The best free sources are: PVGIS (pvgis.ec.europa.eu) — covers Europe, Africa, Asia; NASA SSE (power.larc.nasa.gov) — global coverage; NREL NSRDB — best for North America; SolarAnywhere — US-focused with high spatial resolution. Many inverter manufacturers also include irradiation data in their monitoring portals. Monthly GHI (Global Horizontal Irradiance) in kWh/m² is the correct input for this calculator.
Common causes of sudden PR drops: (1) Soiling or bird droppings on one or more panels — check visually. (2) Inverter fault — check for error codes on the display. (3) New shading source — a grown tree branch, new structure, or debris on the roof. (4) Failed string or module — one failed panel in a string drops the whole string's output. (5) Loose wiring connection — introduces resistance and reduces output. If PR drops more than 5% suddenly, a site inspection is warranted.

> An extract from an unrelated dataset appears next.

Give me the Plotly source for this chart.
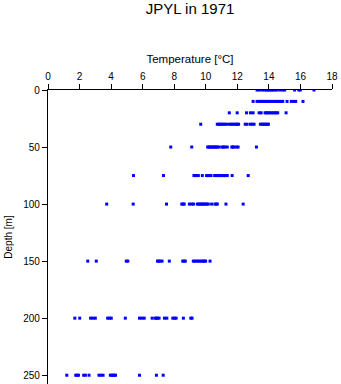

In theory, a PR above 100% means the system produced more than the reference calculation predicts — which can happen briefly when cold temperatures boost panel efficiency above Standard Test Conditions (25°C). However, a PR consistently above 100% usually indicates a data error — incorrect irradiation values, wrong installed capacity, or metering errors. Real-world best-in-class systems under optimal conditions typically peak around 85-90% PR on a yearly basis.